Hong Kong - Hong Kong home prices are "quite frightening" as growing wealth in the Chinese mainland fuels increases of 2 percent a month, according to the city's Chief Executive Donald Tsang.

"Over the last 30 months, property prices are growing in Hong Kong at a rate of 2 percent a month, which is quite frightening," Tsang said in an interview in Melbourne on Friday.

Chinese buyers of Hong Kong property are exacerbating the territory's shortage of land for development, he added.

During the past year, Tsang and other government officials have warned of an asset bubble in the city, where home prices have surged more than 70 percent since the beginning of 2009 on record low interest rates and an influx of buyers from the Chinese mainland.

Since late 2009, the government has raised minimum downpayments and deposits for mortgage borrowers, increased land supply and imposed extra transaction taxes to curb real estate value.

Buyers from overseas and other Chinese cities accounted for about a third of luxury-home transactions in the first quarter of this year, according to Centaline Property Agency Ltd, the city's biggest privately held realtor.

Savills PLC ranks Hong Kong as the most expensive place to buy an apartment.

The most recent measures, announced a week ago, include requiring borrowers whose income is primarily from outside Hong Kong to deposit an extra 10 percent when they buy properties unless they can demonstrate a "close connection" with the city.

The Hang Seng Property Index, which measures the stock performance of seven Hong Kong developers, headed for a 2 percent drop this week, extending this year's decline to 9.7 percent. The benchmark Hang Seng Index is down 5 percent this year.

The property market has been "volatile" since November and there are signs of "renewed exuberance" after the market cooled down in March and April, Norman Chan, the chief executive of the Hong Kong Monetary Authority, the city's de facto central bank, said in a June 10 briefing announcing the measures.

Chan earlier warned about the risk of a "credit-fueled property bubble".

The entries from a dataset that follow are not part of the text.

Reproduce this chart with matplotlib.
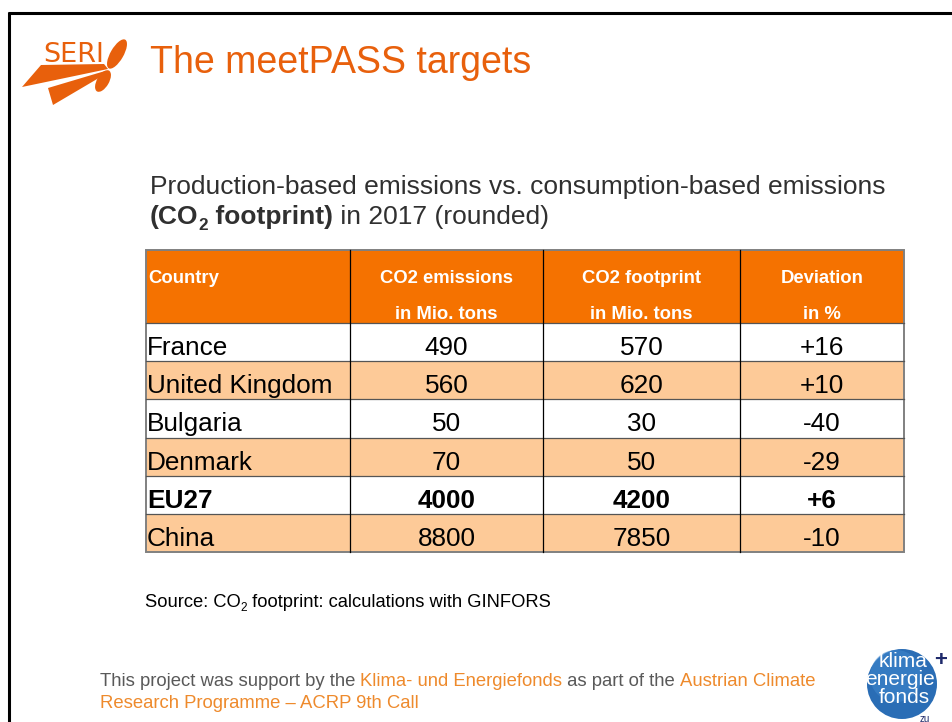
import matplotlib
matplotlib.use("Agg")
import matplotlib.pyplot as plt
from matplotlib.patches import Rectangle, Polygon, Ellipse, Circle

plt.rcParams['font.family'] = ['Liberation Sans', 'DejaVu Sans']

# ---------------- data ----------------
title = "The meetPASS targets"
header_top = ["Country", "CO2 emissions", "CO2 footprint", "Deviation"]
header_bottom = ["", "in Mio. tons", "in Mio. tons", "in %"]
countries = ["France", "United Kingdom", "Bulgaria", "Denmark", "EU27", "China"]
co2_emissions = [490, 560, 50, 70, 4000, 8800]
co2_footprint = [570, 620, 30, 50, 4200, 7850]
deviation = [16, 10, -40, -29, 6, -10]
bold_rows = ["EU27"]

W, H = 953, 722
fig = plt.figure(figsize=(W / 100, H / 100), dpi=100)
ax = fig.add_axes([0, 0, 1, 1])
ax.set_xlim(0, W)
ax.set_ylim(H, 0)
ax.axis('off')
fig.patch.set_facecolor('white')
renderer = fig.canvas.get_renderer()

ORANGE_T = "#E8600C"
HEAD = "#F57200"
LIGHT = "#FDCA98"
FOOT_OR = "#EE8A2C"
GREY = "#595959"
DARK = "#303030"


def text_w(s, size, weight='normal'):
    t = ax.text(0, 0, s + "|", fontsize=size, fontweight=weight)
    t2 = ax.text(0, 0, "|", fontsize=size, fontweight=weight)
    w = t.get_window_extent(renderer).width - t2.get_window_extent(renderer).width
    t.remove(); t2.remove()
    return w


def rich(x, y, parts, size):
    """parts: list of (text, color, weight, sub)"""
    for s, c, wgt, sub in parts:
        sz = size * 0.65 if sub else size
        yy = y + size * 1.39 * 0.22 if sub else y
        ax.text(x, yy, s, fontsize=sz, color=c, fontweight=wgt, va='baseline', ha='left')
        x += text_w(s, sz, wgt)
    return x


# ---------------- slide border ----------------
ax.plot([8, W], [12.5, 12.5], color='black', lw=2.2, solid_capstyle='butt')
ax.plot([9.5, 9.5], [12, H], color='black', lw=2.2, solid_capstyle='butt')

# ---------------- SERI logo ----------------
ax.text(43, 62, "SERI", fontsize=19.5, color=ORANGE_T, fontweight='normal',
        va='baseline', ha='left', family='Liberation Sans Narrow')
ax.add_patch(Polygon([(22, 87), (41, 65), (104, 64), (108, 69)], closed=True, color=ORANGE_T, lw=0))
ax.add_patch(Polygon([(48, 88), (53, 105), (109, 72), (105, 71)], closed=True, color=ORANGE_T, lw=0))
ax.add_patch(Ellipse((117, 54), 13, 33, angle=30, color=ORANGE_T, lw=0))
ax.add_patch(Ellipse((103, 81), 12, 24, angle=30, color=ORANGE_T, lw=0))

# ---------------- title ----------------
ax.text(150, 73, title, fontsize=27, color=ORANGE_T, va='baseline', ha='left')

# ---------------- subtitle ----------------
rich(150, 194, [("Production-based emissions vs. consumption-based emissions", DARK, 'normal', False)], 19)
rich(150, 224, [("(CO", DARK, 'bold', False), ("2", DARK, 'bold', True),
                (" footprint)", DARK, 'bold', False), (" in 2017 (rounded)", DARK, 'normal', False)], 19)

# ---------------- table ----------------
col_edges = [146, 350, 543, 740, 904]
head_top, head_bot = 250, 323
row_h = (552 - head_bot) / len(countries)

ax.add_patch(Rectangle((col_edges[0], head_top), col_edges[-1] - col_edges[0], head_bot - head_top,
                       facecolor=HEAD, edgecolor='none'))
for i, name in enumerate(countries):
    top = head_bot + i * row_h
    fc = LIGHT if i % 2 == 1 else 'white'
    ax.add_patch(Rectangle((col_edges[0], top), col_edges[-1] - col_edges[0], row_h,
                           facecolor=fc, edgecolor='none'))

# header text
for j in range(4):
    if j == 0:
        ax.text(col_edges[0] + 2, 283, header_top[j], fontsize=13.3, color='white',
                fontweight='bold', ha='left', va='baseline')
    else:
        cx = (col_edges[j] + col_edges[j + 1]) / 2
        ax.text(cx, 283, header_top[j], fontsize=13.3, color='white', fontweight='bold',
                ha='center', va='baseline')
        ax.text(cx, 319, header_bottom[j], fontsize=13.3, color='white', fontweight='bold',
                ha='center', va='baseline')

# body
for i, name in enumerate(countries):
    top = head_bot + i * row_h
    base = top + 32
    wgt = 'bold' if name in bold_rows else 'normal'
    ax.text(col_edges[0] + 1, base, name, fontsize=18.8, color='black', fontweight=wgt,
            ha='left', va='baseline')
    vals = [str(co2_emissions[i]), str(co2_footprint[i]),
            ("+%d" % deviation[i]) if deviation[i] > 0 else str(deviation[i])]
    for j, v in enumerate(vals):
        cx = (col_edges[j + 1] + col_edges[j + 2]) / 2
        ax.text(cx, base, v, fontsize=18.8, color='black', fontweight=wgt,
                ha='center', va='baseline')

# grid lines
for i in range(1, len(countries)):
    y = head_bot + i * row_h
    ax.plot([col_edges[0], col_edges[-1]], [y, y], color='#555555', lw=0.9)
ax.plot([col_edges[0], col_edges[-1]], [head_bot, head_bot], color='#555555', lw=0.9)
for x in col_edges[1:-1]:
    ax.plot([x, x], [head_top, 552], color='black', lw=0.9)
ax.add_patch(Rectangle((col_edges[0], head_top), col_edges[-1] - col_edges[0], 552 - head_top,
                       facecolor='none', edgecolor='#808080', lw=1.4))

# ---------------- source ----------------
rich(145, 607, [("Source: CO", 'black', 'normal', False), ("2", 'black', 'normal', True),
                (" footprint: calculations with GINFORS", 'black', 'normal', False)], 13.2)

# ---------------- footer ----------------
rich(100, 686, [("This project was support by the ", GREY, 'normal', False),
                ("Klima- und Energiefonds", FOOT_OR, 'normal', False),
                (" as part of the ", GREY, 'normal', False),
                ("Austrian Climate", FOOT_OR, 'normal', False)], 13.3)
rich(100, 708, [("Research Programme \u2013 ACRP 9th Call", FOOT_OR, 'normal', False)], 13.3)

# ---------------- klima logo ----------------
ax.add_patch(Circle((902, 684), 35, color='#2A6DB5', lw=0))
ax.add_patch(Circle((896, 676), 26, color='#3D85CC', lw=0, alpha=0.6))
ax.text(903, 667, "klima", fontsize=15, color='white', ha='center', va='baseline')
ax.text(900, 685, "energie", fontsize=15, color='white', ha='center', va='baseline')
ax.text(904, 703, "fonds", fontsize=15, color='white', ha='center', va='baseline')
ax.text(941, 666, "+", fontsize=16, color='#1F2A6B', ha='center', va='baseline', fontweight='bold')
ax.text(925, 721.5, "zu", fontsize=7, color='#1F2A6B', ha='center', va='baseline')

fig.savefig("out.png", dpi=100, facecolor='white')
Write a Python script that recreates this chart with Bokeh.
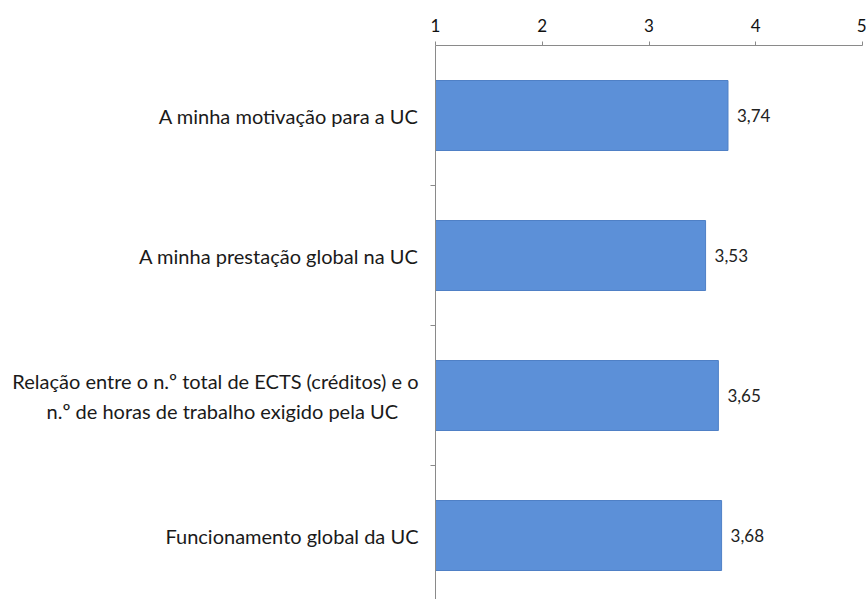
from bokeh.plotting import figure
from bokeh.models import Range1d, FixedTicker, ColumnDataSource
from bokeh.core.properties import value
from bokeh.embed import file_html
from bokeh.resources import INLINE

categories = [
    "A minha motivação para a UC",
    "A minha prestação global na UC",
    "Relação entre o n.º total de ECTS (créditos) e o\nn.º de horas de trabalho exigido pela UC",
    "Funcionamento global da UC",
]
scores = [3.74, 3.53, 3.65, 3.68]
score_labels = ["3,74", "3,53", "3,65", "3,68"]
x_ticks = [1, 2, 3, 4, 5]

positions = [i + 0.5 for i in range(len(categories))]
boundaries = [i + 1 for i in range(len(categories) - 1)]

FONT = "Lato"
CAT_SIZE = "20px"
NBSP = "\u00a0"


def centre_lines(label):
    # the axis right-aligns each line; pad shorter lines so they sit centred
    lines = label.split("\n")
    if len(lines) == 1:
        return label
    longest = max(len(l) for l in lines)
    return "\n".join(l + NBSP * ((longest - len(l)) // 2) for l in lines)


p = figure(width=866, height=599, output_backend="svg", toolbar_location=None,
           x_range=Range1d(1, 5), y_range=Range1d(554 / 140, 0),
           x_axis_location="above", min_border_left=435, min_border_top=45,
           min_border_right=4, min_border_bottom=0)
p.outline_line_color = None
p.grid.visible = False
p.background_fill_color = "white"
p.border_fill_color = "white"

src = ColumnDataSource(dict(y=positions, right=scores, lab=score_labels))
p.hbar(y="y", left=1, right="right", height=0.5, source=src,
       fill_color="#5c90d8", line_color="#4f80c6", line_width=1)
p.text(x="right", y="y", text="lab", source=src, x_offset=9,
       text_baseline="middle", text_align="left", text_font=value(FONT),
       text_font_size="17px", text_color="#222222")

xa = p.xaxis[0]
xa.ticker = FixedTicker(ticks=x_ticks)
xa.major_label_text_font = FONT
xa.major_label_text_font_size = "17px"
xa.major_label_text_color = "#111111"
xa.major_tick_out = 4
xa.major_tick_in = 0
xa.minor_tick_out = 0
xa.minor_tick_in = 0
xa.axis_line_color = "#8a8a8a"
xa.major_tick_line_color = "#8a8a8a"
xa.major_label_standoff = 10

ya = p.yaxis[0]
ya.ticker = FixedTicker(ticks=positions, minor_ticks=boundaries)
ya.major_label_overrides = {pos: centre_lines(cat) for pos, cat in zip(positions, categories)}
ya.major_label_text_font = FONT
ya.major_label_text_font_size = CAT_SIZE
ya.major_label_text_color = "#1a1a1a"
ya.major_label_text_line_height = 1.25
ya.major_tick_out = 0
ya.major_tick_in = 0
ya.minor_tick_out = 5
ya.minor_tick_in = 0
ya.minor_tick_line_color = "#8a8a8a"
ya.axis_line_color = "#8a8a8a"
ya.major_label_standoff = 12

open("out.html", "w").write(file_html(p, INLINE))
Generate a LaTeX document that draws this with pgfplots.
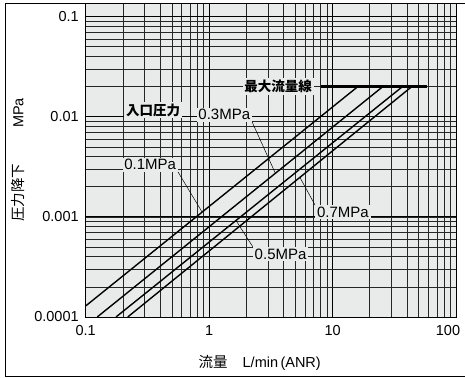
\documentclass[border=0pt]{standalone}
\usepackage{fontspec}
\setmainfont{Liberation Sans}
\newfontfamily\cjk{Noto Sans CJK JP}
\usepackage{pgfplots}
\pgfplotsset{compat=1.18}
\definecolor{bgc}{RGB}{233,234,234}
\begin{document}
\fontsize{14.5}{16}\selectfont
\begin{tikzpicture}
\begin{axis}[
  name=ax,
  xmode=log, ymode=log,
  scale only axis,
  width=370.3pt, height=314pt,
  xmin=0.1, xmax=100, ymin=0.0001, ymax=0.137,
  axis background/.style={fill=bgc},
  grid=both,
  major grid style={black, line width=0.8pt},
  minor grid style={black!85, line width=0.7pt},
  major tick length=0pt, minor tick length=0pt,
  xtick={0.1,1,10,100},
  xticklabels={0.1,1,10,{\kern-16pt 100}},
  ytick={0.0001,0.001,0.01,0.1},
  yticklabels={0.0001,0.001,0.01,0.1},
  axis line style={black, line width=0.8pt},
  xlabel={{\cjk 流量}\hspace{15pt}L/min\,(ANR)},
  ylabel={{\cjk 圧力降下}\hspace{36pt}MPa},
  xlabel style={at={(axis description cs:0.47,0)}, anchor=center, yshift=-46pt},
  ylabel style={at={(axis description cs:-0.1828,0.5)}, anchor=center},
  label style={font=\fontsize{14.5}{16}\selectfont},
  tick label style={font=\fontsize{14.5}{16}\selectfont},
  xticklabel style={yshift=-3pt},
  yticklabel style={xshift=-2pt},
  clip mode=individual,
]
\addplot[black, line width=1.4pt] coordinates {(0.1,0.000129) (16,0.02)};
\addplot[black, line width=1.4pt] coordinates {(0.124,0.0001) (25.5,0.02)};
\addplot[black, line width=1.4pt] coordinates {(0.176,0.0001) (36.8,0.02)};
\addplot[black, line width=1.4pt] coordinates {(0.219,0.0001) (43.8,0.02)};
\addplot[black, line width=2.6pt] coordinates {(8.0,0.02) (58,0.02)};

\tikzset{lab/.style={fill=bgc, inner sep=1.8pt, font=\fontsize{15}{16}\selectfont}}
\node[lab, font=\fontsize{13.5}{15}\selectfont\cjk\bfseries] at (axis cs:0.351,0.0117) {入口圧力};
\node[lab, font=\fontsize{13.5}{15}\selectfont\cjk\bfseries] at (axis cs:3.62,0.0201) {最大流量線};
\node[lab, anchor=south east] (l1) at (axis cs:0.560,0.00281) {0.1MPa};
\draw[black, line width=0.5pt] (l1.south east) -- (axis cs:0.876,0.00112);
\node[lab, anchor=south east] (l3) at (axis cs:2.23,0.00888) {0.3MPa};
\draw[black, line width=0.5pt] (l3.south east) -- (axis cs:3.43,0.00275);
\node[lab, anchor=north west] (l7) at (axis cs:7.21,0.001315) {0.7MPa};
\draw[black, line width=0.5pt] (l7.north west) -- (axis cs:5.42,0.0025);
\node[lab, anchor=north west] (l5) at (axis cs:2.256,0.000504) {0.5MPa};
\draw[black, line width=0.5pt] (l5.north west) -- (axis cs:1.646,0.000925);
\end{axis}
\draw[line width=0.8pt] ([xshift=9pt]ax.north east) -- ([xshift=-80.7pt]ax.north west) -- ([xshift=-80.7pt,yshift=-59.7pt]ax.south west) -- ([xshift=9pt,yshift=-59.7pt]ax.south east);
\pgfresetboundingbox
\useasboundingbox ([xshift=-85.7pt,yshift=-60pt]ax.south west) rectangle ([xshift=9pt,yshift=3pt]ax.north east);
\end{tikzpicture}
\end{document}
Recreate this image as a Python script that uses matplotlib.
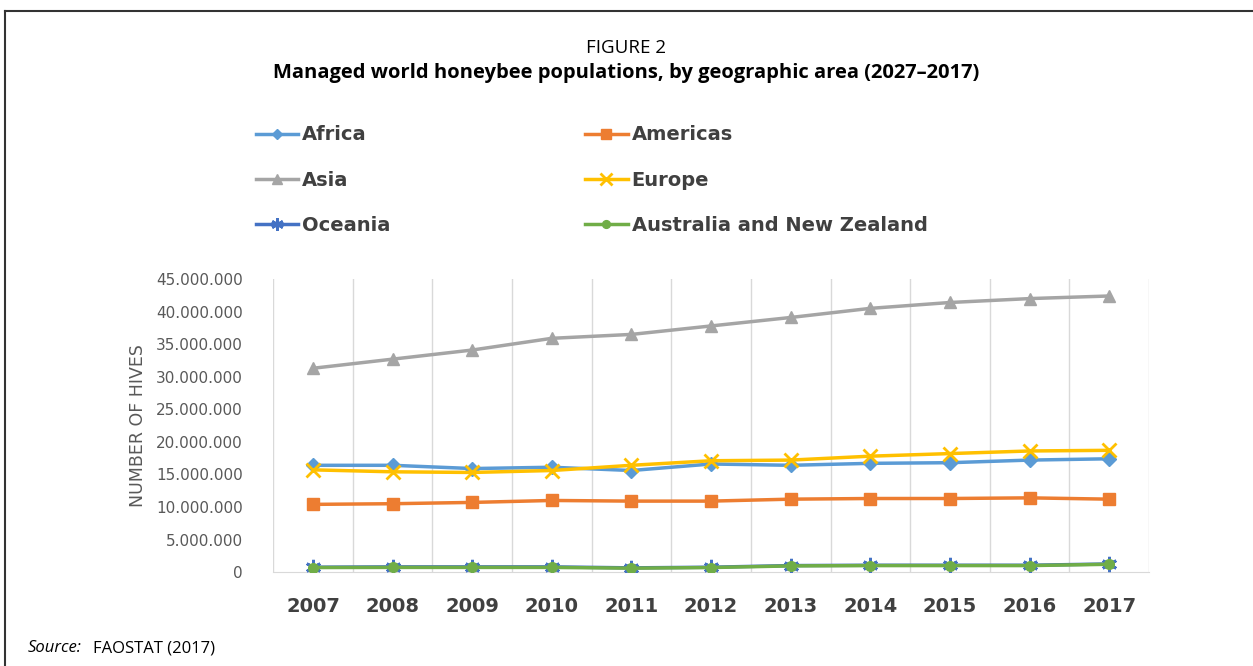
import numpy as np
import matplotlib
matplotlib.use("Agg")
import matplotlib.pyplot as plt
from matplotlib.ticker import FuncFormatter
from matplotlib.lines import Line2D

years = ["2007", "2008", "2009", "2010", "2011", "2012", "2013", "2014", "2015", "2016", "2017"]

africa = [16.4, 16.4, 15.9, 16.1, 15.6, 16.6, 16.4, 16.7, 16.8, 17.2, 17.4]
americas = [10.4, 10.5, 10.7, 11.0, 10.9, 10.9, 11.2, 11.3, 11.3, 11.4, 11.2]
asia = [31.3, 32.7, 34.1, 35.9, 36.5, 37.8, 39.1, 40.5, 41.4, 42.0, 42.4]
europe = [15.7, 15.4, 15.3, 15.6, 16.4, 17.1, 17.2, 17.8, 18.2, 18.6, 18.7]
oceania = [0.75, 0.80, 0.80, 0.80, 0.65, 0.75, 1.00, 1.05, 1.05, 1.05, 1.25]
anz = [0.70, 0.72, 0.72, 0.72, 0.60, 0.70, 0.95, 1.00, 1.00, 1.00, 1.20]

series_names = ["Africa", "Americas", "Asia", "Europe", "Oceania", "Australia and New Zealand"]

# values above are in millions of hives
scale = 1e6

styles = {
    "Africa": dict(color="#5B9BD5", marker="D", ms=7),
    "Americas": dict(color="#ED7D31", marker="s", ms=9),
    "Asia": dict(color="#A5A5A5", marker="^", ms=9),
    "Europe": dict(color="#FFC000", marker="x", ms=10, mew=2),
    "Oceania": dict(color="#4472C4", marker=(6, 2, 0), ms=11, mew=2),
    "Australia and New Zealand": dict(color="#70AD47", marker="o", ms=7),
}
data = dict(zip(series_names, [africa, americas, asia, europe, oceania, anz]))

fig = plt.figure(figsize=(12.53, 6.66), dpi=100)
ax = fig.add_axes([0.218, 0.141, 0.699, 0.440])

x = np.arange(len(years))
for name in series_names:
    st = styles[name]
    ax.plot(x, np.array(data[name]) * scale, color=st["color"], lw=2.5,
            marker=st["marker"], ms=st["ms"], mew=st.get("mew", 1),
            mfc=st["color"], mec=st["color"], zorder=3)

ax.set_xlim(-0.5, len(years) - 0.5)
ax.set_ylim(0, 45e6)
ax.set_yticks(np.arange(0, 45e6 + 1, 5e6))
ax.yaxis.set_major_formatter(FuncFormatter(lambda v, p: f"{int(v):,}".replace(",", ".")))
ax.set_xticks(x)
ax.set_xticklabels(years, fontsize=14, fontweight="bold", color="#404040")
ax.set_xticks(np.arange(-0.5, len(years)), minor=True)
ax.grid(which="minor", axis="x", color="#D9D9D9", lw=1)
ax.tick_params(axis="both", which="both", length=0)
ax.tick_params(axis="y", labelsize=11, labelcolor="#595959", pad=22)
ax.tick_params(axis="x", pad=18)
for s in ["top", "right", "left"]:
    ax.spines[s].set_visible(False)
ax.spines["bottom"].set_color("#D9D9D9")
ax.set_ylabel("NUMBER OF HIVES", fontsize=12.5, color="#595959", labelpad=6)

# legend above the plot, filled row by row like the original
order = [0, 2, 4, 1, 3, 5]
handles = []
labels = []
for i in order:
    name = series_names[i]
    st = styles[name]
    handles.append(Line2D([0], [0], color=st["color"], lw=2.5, marker=st["marker"],
                          ms=st["ms"] * 0.8, mew=st.get("mew", 1),
                          mfc=st["color"], mec=st["color"]))
    labels.append(name)
fig.legend(handles, labels, loc="upper left", bbox_to_anchor=(0.190, 0.838),
           ncol=2, frameon=False, prop=dict(size=14, weight="bold"),
           labelcolor="#404040", handlelength=2.2, handletextpad=0.2,
           columnspacing=10.0, labelspacing=1.35)

fig.text(0.5, 0.928, "FIGURE 2", ha="center", va="center", fontsize=13.5, family="Open Sans")
fig.text(0.5, 0.891, "Managed world honeybee populations, by geographic area (2027\u20132017)",
         ha="center", va="center", fontsize=14.5, fontweight="bold", family="Open Sans")
fig.text(0.022, 0.027, "Source:", ha="left", va="center", fontsize=12, style="italic", family="Open Sans")
fig.text(0.074, 0.027, "FAOSTAT (2017)", ha="left", va="center", fontsize=12, family="Open Sans")

# frame lines (top and left)
fig.add_artist(Line2D([0.004, 1.0], [0.984, 0.984], transform=fig.transFigure, color="#333333", lw=1.5))
fig.add_artist(Line2D([0.004, 0.004], [0.0, 0.984], transform=fig.transFigure, color="#333333", lw=1.5))

fig.savefig("out.png", dpi=100)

Property transactions fell for a fifth straight month in May after Hong Kong banks, including HSBC Holdings Plc, began raising mortgage lending rates in October.

Still, home prices of Hong Kong gained 1.3 percent in the week ended June 5 from the previous seven days, according to Centaline.

Prices may drop by between 10 percent and 20 percent in 2012, and a further 10 percent in 2013 on rising rates, Andrew Lawrence, a Hong Kong-based analyst at Barclays Capital, said last week.